Я порой воспроизводил разные шоу, делая свой голос как можно ниже.
Тогда еще не было телевидения. Но слушать радио более интересно, чем смотреть телевизор, потому что можно представить себе любые картины. Когда мы слышали, как опускается молоток судьи, то рисовали более захватывающие картины, чем если бы видели это. Я помню, как много лет спустя разговаривал об этом с Родом Серлингом, автором «Сумеречной зоны»[12]
.«Часто думают, что на радио сценарии были лучше, чем на телевидении, – сказал он. – Это не так. Просто радио давало простор воображению. Например, я пишу сценарий радиопостановки. “На вершине холма высится темный, наводящий ужас замок”. Мысленно можно представить этот замок каким угодно. Если я напишу то же самое в телесценарии, ко мне обязательно кто-нибудь подойдет и спросит: “Мистер Серлинг, каким именно должен быть этот замок? На башнях должны быть острые шпили?”»
Я превратился в радиоманьяка. Я знал программы передач всех станций. В раннем возрасте одним из моих любимых было шоу «Дядюшка Дон». Это была прекрасная передача для детей. По воскресеньям он разыгрывал смешные сценки своим удивительным голосом. У меня даже была копилка дядюшки Дона – желто-зеленая, с его портретом: «Детишки, не забывайте копить денежки». Я любил дядюшку Дона. И его песенку:
Однажды вечером, когда мне было лет, наверное, десять, дядюшка Дон, как всегда, завершил передачу словами: «Спокойной ночи, мальчики и девочки!» – а потом мы услышали: «Хватит на сегодня этим мелким паразитам».
Я взял тогда копилку дядюшки Дона и выкинул ее в окно. Мать была в панике: «Что ты делаешь? Там же деньги!» Она бросилась по лестнице вниз, чтобы подобрать монетки.
Я никогда не придавал много значения психологической болтовне. Но мне будет нелегко доказать обратное, если какой-нибудь психолог решит связать этот случай с финансовыми проблемами, которые преследовали меня в более зрелом возрасте. «Еще в детстве Ларри швырялся деньгами в окно». Хотя, вспоминая об этом, думаю, что дело тут было не в деньгах. Дело было в любви.
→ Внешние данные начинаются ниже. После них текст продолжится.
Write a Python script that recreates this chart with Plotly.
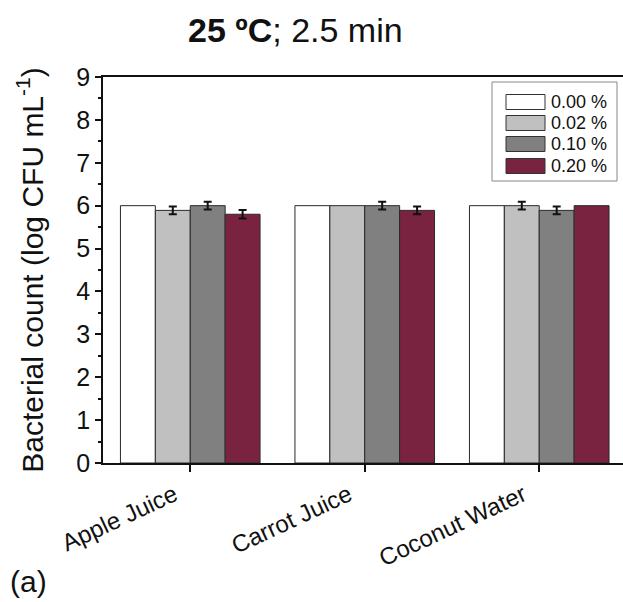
import numpy as np
import plotly.graph_objects as go

# Juice types on the x axis
categories = ["Apple Juice", "Carrot Juice", "Coconut Water"]

# Concentration series (legend labels)
series_names = ["0.00 %", "0.02 %", "0.10 %", "0.20 %"]

# Bacterial count, log CFU/mL, per series across the three juices
count_000 = [6.0, 6.0, 6.0]
count_002 = [5.89, 6.0, 6.0]
count_010 = [6.0, 6.0, 5.89]
count_020 = [5.80, 5.89, 6.0]

# Standard deviations (NaN = no error bar drawn)
sd_000 = [np.nan, np.nan, np.nan]
sd_002 = [0.09, np.nan, 0.09]
sd_010 = [0.09, 0.09, 0.09]
sd_020 = [0.10, 0.09, np.nan]

y_ticks = [0, 1, 2, 3, 4, 5, 6, 7, 8, 9]

fill_colors = ["#ffffff", "#c0c0c0", "#808080", "#7a2340"]
FONT = "Liberation Sans, Arial, sans-serif"

W, H = 623, 602
L, R, T, B = 103, 0, 77, 139

fig = go.Figure()
for name, vals, sds, col in zip(series_names,
                                [count_000, count_002, count_010, count_020],
                                [sd_000, sd_002, sd_010, sd_020],
                                fill_colors):
    fig.add_trace(go.Bar(
        x=categories, y=vals, name=name,
        marker=dict(color=col, line=dict(color="#2a2a2a", width=1)),
        error_y=dict(type="data", array=np.array(sds, dtype=float), visible=True,
                     color="#111111", thickness=2, width=4),
        showlegend=False,
    ))

fig.update_layout(
    width=W, height=H,
    margin=dict(l=L, r=R, t=T, b=B, pad=0),
    paper_bgcolor="white", plot_bgcolor="white",
    barmode="group", bargap=0.2, bargroupgap=0,
    font=dict(family=FONT, color="#111111"),
)

fig.update_xaxes(
    range=[-0.5, 2.48],
    showline=True, linecolor="#111111", linewidth=1.5, mirror=True,
    ticks="outside", ticklen=7, tickwidth=1.5, tickcolor="#111111",
    minor=dict(ticks="outside", ticklen=3, tickwidth=1.5, tickcolor="#111111",
               dtick=1, tick0=0.5),
    tickangle=-25,
    ticklabelshift=-16,
    ticklabelstandoff=0,
    tickfont=dict(size=24, family=FONT),
    showgrid=False,
)

fig.update_yaxes(
    range=[0, 9],
    tickvals=y_ticks,
    showline=True, linecolor="#111111", linewidth=1.5, mirror=False,
    ticks="outside", ticklen=6, tickwidth=1.5, tickcolor="#111111",
    minor=dict(ticks="outside", ticklen=3, tickwidth=1.5, tickcolor="#111111",
               dtick=0.5),
    tickfont=dict(size=25, family=FONT),
    showgrid=False, zeroline=False,
    title=dict(text="Bacterial count (log CFU mL<sup>-1</sup>)",
               font=dict(size=30, family=FONT), standoff=24),
)

plot_w = W - L - R
plot_h = H - T - B


def px_x(p):
    return (p - L) / plot_w


def px_y(p):
    return (H - B - p) / plot_h


annotations = [
    dict(text="<b>25 ºC</b>; 2.5 min", x=px_x(295), y=px_y(30),
         xref="paper", yref="paper", xanchor="center", yanchor="middle",
         showarrow=False, font=dict(size=34, family=FONT, color="#111111")),
    dict(text="(a)", x=px_x(8), y=px_y(581),
         xref="paper", yref="paper", xanchor="left", yanchor="middle",
         showarrow=False, font=dict(size=30, family=FONT, color="#111111")),
]

shapes = [
    dict(type="rect", xref="paper", yref="paper",
         x0=px_x(492), x1=px_x(617), y0=px_y(82), y1=px_y(181),
         line=dict(color="#888888", width=1), fillcolor="white", layer="above"),
]

row_y = [102, 123, 144, 166]
for name, col, ry in zip(series_names, fill_colors, row_y):
    shapes.append(dict(type="rect", xref="paper", yref="paper",
                       x0=px_x(506), x1=px_x(545), y0=px_y(ry - 7.5), y1=px_y(ry + 7.5),
                       line=dict(color="#333333", width=1), fillcolor=col, layer="above"))
    annotations.append(dict(text=name, x=px_x(549), y=px_y(ry),
                            xref="paper", yref="paper", xanchor="left", yanchor="middle",
                            showarrow=False,
                            font=dict(size=18, family=FONT, color="#111111")))

fig.update_layout(annotations=annotations, shapes=shapes)

fig.write_html("out.html")
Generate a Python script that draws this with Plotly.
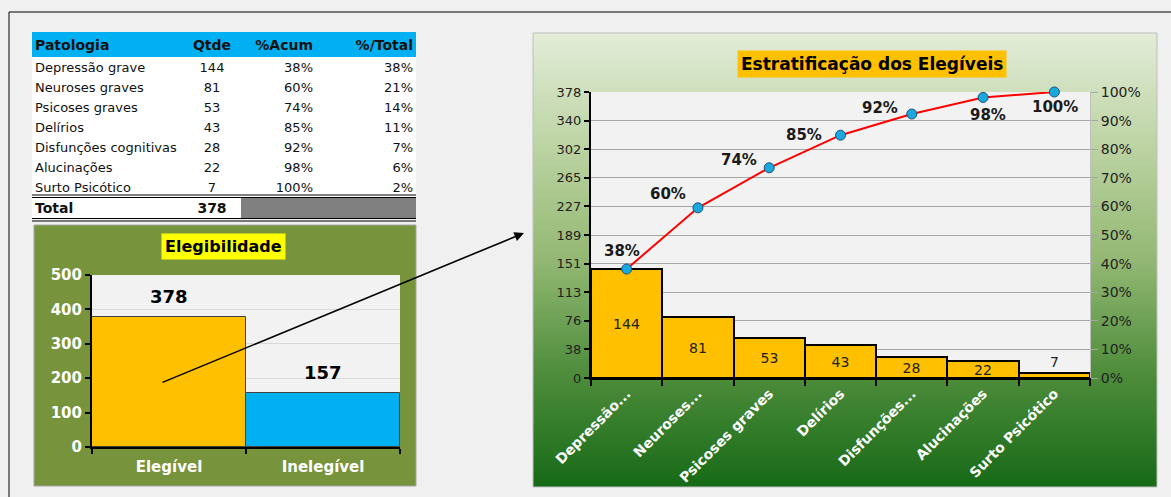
import plotly.graph_objects as go

W, H = 1171, 497

# ---------------- data ----------------
headers = ["Patologia", "Qtde", "%Acum", "%/Total"]
patologias = ["Depressão grave", "Neuroses graves", "Psicoses graves", "Delírios",
              "Disfunções cognitivas", "Alucinações", "Surto Psicótico"]
qtde = [144, 81, 53, 43, 28, 22, 7]
pct_acum_lbl = ["38%", "60%", "74%", "85%", "92%", "98%", "100%"]
pct_total_lbl = ["38%", "21%", "14%", "11%", "7%", "6%", "2%"]
total_label = "Total"
total_qtde = 378
cum_frac = [0.381, 0.595, 0.735, 0.849, 0.923, 0.981, 1.0]
pareto_ticktext = ["Depressão...", "Neuroses...", "Psicoses graves", "Delírios",
                   "Disfunções...", "Alucinações", "Surto Psicótico"]
left_ticktext = ["0", "38", "76", "113", "151", "189", "227", "265", "302", "340", "378"]
eleg_cats = ["Elegível", "Inelegível"]
eleg_vals = [378, 157]

FONT = "DejaVu Sans"


def X(px):
    return px / W


def Y(py):
    return 1 - py / H


fig = go.Figure()

# ---------------- table ----------------
TCOLW = [163, 44, 87, 100]
TALIGN = ["left", "center", "right", "right"]
NOLINE = dict(color="rgba(0,0,0,0)", width=0)
fig.add_trace(go.Table(
    domain=dict(x=[X(27), X(421)], y=[Y(200), Y(31)]),
    columnwidth=TCOLW,
    header=dict(values=headers, fill_color="rgba(0,0,0,0)", line=NOLINE, align=TALIGN,
                font=dict(family=FONT, size=14, color="#111", weight="bold"), height=23),
    cells=dict(values=[patologias, [str(v) for v in qtde], pct_acum_lbl, pct_total_lbl],
               fill_color="rgba(0,0,0,0)", line=NOLINE, align=TALIGN,
               font=dict(family=FONT, size=13, color="#111"), height=20),
))
# total row (bold)
fig.add_trace(go.Table(
    domain=dict(x=[X(27), X(421)], y=[Y(222), Y(194)]),
    columnwidth=TCOLW,
    header=dict(values=[total_label, str(total_qtde), "", ""], fill_color="rgba(0,0,0,0)",
                line=NOLINE, align=TALIGN,
                font=dict(family=FONT, size=14, color="#111", weight="bold"), height=20),
    cells=dict(values=[[], [], [], []], fill_color="rgba(0,0,0,0)", line=NOLINE),
))

# ---------------- Elegibilidade ----------------
fig.add_trace(go.Bar(
    x=eleg_cats, y=eleg_vals, xaxis="x", yaxis="y", width=1,
    marker=dict(color=["#ffc000", "#00b0f0"], line=dict(color="#404040", width=1)),
    showlegend=False, hoverinfo="skip",
))

# ---------------- Pareto ----------------
fig.add_trace(go.Bar(
    x=patologias, y=qtde, xaxis="x2", yaxis="y2", width=1,
    marker=dict(color="#ffc000", line=dict(color="black", width=2)),
    text=[str(v) for v in qtde],
    textposition=["inside"] * 6 + ["outside"],
    insidetextanchor="middle", constraintext="none",
    textfont=dict(family=FONT, size=14, color="#222"),
    cliponaxis=False, showlegend=False, hoverinfo="skip",
))
fig.add_trace(go.Scatter(
    x=patologias, y=cum_frac, xaxis="x2", yaxis="y3", mode="lines+markers",
    line=dict(color="#ff0000", width=2),
    marker=dict(size=10, color="#19a9dc", line=dict(color="#1f4f7a", width=1)),
    cliponaxis=False, showlegend=False, hoverinfo="skip",
))

# ---------------- shapes (backgrounds) ----------------
shapes = []
# outer frame
shapes.append(dict(type="line", xref="paper", yref="paper", x0=X(9), x1=1, y0=Y(12), y1=Y(12),
                   line=dict(color="black", width=1), layer="below"))
shapes.append(dict(type="line", xref="paper", yref="paper", x0=X(9), x1=X(9), y0=Y(12), y1=0,
                   line=dict(color="black", width=1), layer="below"))
# olive box
shapes.append(dict(type="rect", xref="paper", yref="paper", x0=X(34), x1=X(416), y0=Y(486), y1=Y(225),
                   fillcolor="#77933c", line=dict(color="#a6a6a6", width=1), layer="below"))
shapes.append(dict(type="rect", xref="x domain", yref="y domain", x0=0, x1=1, y0=0, y1=1,
                   fillcolor="#f2f2f2", line=dict(width=0), layer="below"))

# gradient box (Pareto)
stops = [(0.0, (0xe2, 0xec, 0xd8)), (0.25, (0xbc, 0xd3, 0xa2)), (0.5, (0x93, 0xb8, 0x73)),
         (0.75, (0x4e, 0x8d, 0x3c)), (1.0, (0x17, 0x6a, 0x17))]


def grad(t):
    for (t0, c0), (t1, c1) in zip(stops[:-1], stops[1:]):
        if t <= t1:
            f = (t - t0) / (t1 - t0)
            return "rgb(%d,%d,%d)" % tuple(round(a + (b - a) * f) for a, b in zip(c0, c1))
    return "rgb(%d,%d,%d)" % stops[-1][1]


gy0, gy1, step = 33, 487, 2
n = (gy1 - gy0) // step
for i in range(n):
    y0 = gy0 + i * step
    shapes.append(dict(type="rect", xref="paper", yref="paper", x0=X(533), x1=X(1157),
                       y0=Y(min(y0 + step + 1, gy1)), y1=Y(y0),
                       fillcolor=grad(i / (n - 1)), line=dict(width=0), layer="below"))
shapes.append(dict(type="rect", xref="paper", yref="paper", x0=X(533), x1=X(1157), y0=Y(487), y1=Y(33),
                   fillcolor="rgba(0,0,0,0)", line=dict(color="#bfbfbf", width=1), layer="below"))
shapes.append(dict(type="rect", xref="x2 domain", yref="y2 domain", x0=0, x1=1, y0=0, y1=1,
                   fillcolor="#f2f2f2", line=dict(width=0), layer="below"))

# table fills
shapes.append(dict(type="rect", xref="paper", yref="paper", x0=X(32), x1=X(416), y0=Y(57), y1=Y(32),
                   fillcolor="#00b0f0", line=dict(width=0), layer="below"))
shapes.append(dict(type="rect", xref="paper", yref="paper", x0=X(32), x1=X(416), y0=Y(218), y1=Y(57),
                   fillcolor="#ffffff", line=dict(width=0), layer="below"))
shapes.append(dict(type="rect", xref="paper", yref="paper", x0=X(241), x1=X(416), y0=Y(218), y1=Y(198),
                   fillcolor="#808080", line=dict(width=0), layer="below"))
for yy in (195, 197.5, 218.5, 221):
    shapes.append(dict(type="line", xref="paper", yref="paper", x0=X(32), x1=X(416), y0=Y(yy), y1=Y(yy),
                       line=dict(color="black", width=1), layer="below"))

# ---------------- annotations ----------------
ann = []
ann.append(dict(text="<b>Elegibilidade</b>", xref="paper", yref="paper", x=X(224), y=Y(246),
                xanchor="center", yanchor="middle",
                showarrow=False, bgcolor="#ffff00", borderpad=3,
                font=dict(family=FONT, size=16, color="black")))
ann.append(dict(text="<b>Estratificação dos Elegíveis</b>", xref="paper", yref="paper", x=X(872), y=Y(64),
                xanchor="center", yanchor="middle",
                showarrow=False, bgcolor="#ffc000", borderpad=3,
                font=dict(family=FONT, size=17, color="black")))
for c, v in zip(eleg_cats, eleg_vals):
    ann.append(dict(text=f"<b>{v}</b>", xref="x", yref="y", x=c, y=v, xanchor="center", yanchor="bottom",
                    yshift=8, showarrow=False, font=dict(family=FONT, size=18, color="black")))
offsets = [(-5, 18), (-30, 14), (-30, 8), (-37, 0), (-32, 6), (5, -18), (1, -15)]
for c, v, lbl, (dx, dy) in zip(patologias, cum_frac, pct_acum_lbl, offsets):
    ann.append(dict(text=f"<b>{lbl}</b>", xref="x2", yref="y3", x=c, y=v, xshift=dx, yshift=dy,
                    xanchor="center", yanchor="middle",
                    showarrow=False, font=dict(family=FONT, size=15, color="#1a1a1a")))
# arrow
ann.append(dict(text="", xref="paper", yref="paper", x=X(524), y=Y(233), ax=161 - 524, ay=383 - 233,
                axref="pixel", ayref="pixel", showarrow=True, arrowhead=2, arrowsize=1.2,
                arrowwidth=1.6, arrowcolor="black", standoff=0))

axis_black = dict(showline=True, linecolor="black", linewidth=2, ticks="outside",
                  tickcolor="black", tickwidth=2, zeroline=False)

fig.update_layout(
    width=W, height=H, autosize=False,
    margin=dict(l=0, r=0, t=0, b=0, pad=0, autoexpand=False),
    paper_bgcolor="#f0f0f0", plot_bgcolor="rgba(0,0,0,0)",
    showlegend=False, bargap=0,
    shapes=shapes, annotations=ann,
    xaxis=dict(domain=[X(92), X(400)], anchor="y", tickson="boundaries", ticklen=5, showgrid=False,
               tickfont=dict(family=FONT, size=15, color="white", weight="bold"),
               ticklabelstandoff=5, **axis_black),
    yaxis=dict(domain=[Y(447), Y(275)], anchor="x", range=[0, 500], tickvals=[0, 100, 200, 300, 400, 500],
               ticklen=5, showgrid=True, gridcolor="#d9d9d9", gridwidth=1,
               tickfont=dict(family=FONT, size=15, color="white", weight="bold"), **axis_black),
    xaxis2=dict(domain=[X(591), X(1090)], anchor="y2", tickson="boundaries", ticklen=6, showgrid=False,
                tickvals=patologias, ticktext=pareto_ticktext, tickangle=-45,
                tickfont=dict(family=FONT, size=14, color="white", weight="bold"), **axis_black),
    yaxis2=dict(domain=[Y(378), Y(92)], anchor="x2", range=[0, total_qtde],
                tickvals=[total_qtde * k / 10 for k in range(11)], ticktext=left_ticktext,
                ticklen=5, showgrid=True, gridcolor="#a6a6a6", gridwidth=1,
                tickfont=dict(family=FONT, size=13, color="#222"), **axis_black),
    yaxis3=dict(overlaying="y2", side="right", anchor="x2", range=[0, 1],
                tickvals=[k / 10 for k in range(11)], tickformat=".0%", showgrid=False,
                showline=True, linecolor="#bfbfbf", linewidth=1, ticks="outside", ticklen=7,
                tickcolor="#a6a6a6", zeroline=False,
                tickfont=dict(family=FONT, size=14, color="#222")),
)

fig.write_html("out.html", config={"displayModeBar": False})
Мы больше никогда не слушали дядюшку Дона. Но моя любовь к радио с возрастом только крепла. Я ходил на студию и смотрел, как специалисты по звуковым эффектам трут друг о друга куски целлофана, имитируя треск огня.
Лучше всех были Ред Барбер и Артур Годфри. Ред показал мне, что такое бейсбол. Он научил меня этой игре. Он рассказывал о матчах так, что слова проникали прямо в душу. Ничто не могло сравниться с напряжением во время игры великих Brooklyn Dodgers. Я до сих пор помню репортаж Реда Барбера в день открытия чемпионата. «Весенние тренировки окончены, – сказал он. – Начинается нешуточная игра».
Реду исключительно удавались паузы. Он, как никто, умел заставить вас затаить дыхание и приникнуть к радиоприемнику. Во время войны комментаторы не могли путешествовать вместе с командой. Они озвучивали сообщения, доставленные телеграфом. Мы слушали постукивания телеграфного аппарата и думали, что знаем, что они означают.
Артур Годфри был совсем иным. Он первым начал нарушать правила, чем побуждал рисковать и меня. Как-то раз я остался дома один, не пошел в школу из-за болезни. Мать работала, брат учился. Годфри был в эфире и рекламировал арахисовое масло «Питер Пэн».